__What is required__: Reproduce the material below line by line, beginning with its first line and ending with the line that contains "(#1) ++(-.11,-.11) rectangle"; leave out pictures.

>> START

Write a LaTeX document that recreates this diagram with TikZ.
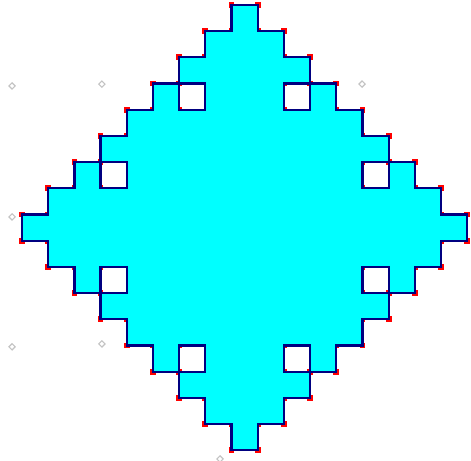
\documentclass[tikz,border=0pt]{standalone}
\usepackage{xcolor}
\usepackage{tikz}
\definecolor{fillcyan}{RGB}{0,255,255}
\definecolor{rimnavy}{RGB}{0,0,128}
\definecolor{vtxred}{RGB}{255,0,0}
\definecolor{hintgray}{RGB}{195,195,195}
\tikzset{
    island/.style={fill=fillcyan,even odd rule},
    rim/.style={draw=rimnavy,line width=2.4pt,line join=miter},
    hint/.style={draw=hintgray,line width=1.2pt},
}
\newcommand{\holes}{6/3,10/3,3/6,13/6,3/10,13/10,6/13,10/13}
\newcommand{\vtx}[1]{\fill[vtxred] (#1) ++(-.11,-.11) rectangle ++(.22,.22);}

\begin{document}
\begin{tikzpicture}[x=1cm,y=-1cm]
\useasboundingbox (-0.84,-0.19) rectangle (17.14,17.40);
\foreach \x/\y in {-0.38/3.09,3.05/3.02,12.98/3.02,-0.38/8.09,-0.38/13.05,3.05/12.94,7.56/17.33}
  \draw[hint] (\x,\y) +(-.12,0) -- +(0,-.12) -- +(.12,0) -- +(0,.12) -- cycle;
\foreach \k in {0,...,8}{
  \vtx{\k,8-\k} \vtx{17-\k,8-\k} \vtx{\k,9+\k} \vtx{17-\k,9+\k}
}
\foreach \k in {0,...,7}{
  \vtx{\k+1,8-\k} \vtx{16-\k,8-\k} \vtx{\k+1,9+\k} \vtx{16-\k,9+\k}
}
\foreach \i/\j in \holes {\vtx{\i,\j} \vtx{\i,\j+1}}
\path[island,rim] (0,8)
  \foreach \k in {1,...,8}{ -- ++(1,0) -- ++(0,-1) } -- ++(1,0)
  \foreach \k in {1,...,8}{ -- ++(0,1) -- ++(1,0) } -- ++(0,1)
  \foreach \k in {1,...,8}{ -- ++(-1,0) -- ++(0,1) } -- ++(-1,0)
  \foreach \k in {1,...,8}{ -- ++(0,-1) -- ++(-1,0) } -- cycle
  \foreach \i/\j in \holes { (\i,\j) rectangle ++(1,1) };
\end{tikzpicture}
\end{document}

>> END

__Exercise response__:
Write a LaTeX document that recreates this diagram with TikZ.
\documentclass[tikz,border=0pt]{standalone}
\usepackage{xcolor}
\usepackage{tikz}
\definecolor{fillcyan}{RGB}{0,255,255}
\definecolor{rimnavy}{RGB}{0,0,128}
\definecolor{vtxred}{RGB}{255,0,0}
\definecolor{hintgray}{RGB}{195,195,195}
\tikzset{
    island/.style={fill=fillcyan,even odd rule},
    rim/.style={draw=rimnavy,line width=2.4pt,line join=miter},
    hint/.style={draw=hintgray,line width=1.2pt},
}
\newcommand{\holes}{6/3,10/3,3/6,13/6,3/10,13/10,6/13,10/13}
\newcommand{\vtx}[1]{\fill[vtxred] (#1) ++(-.11,-.11) rectangle ++(.22,.22);}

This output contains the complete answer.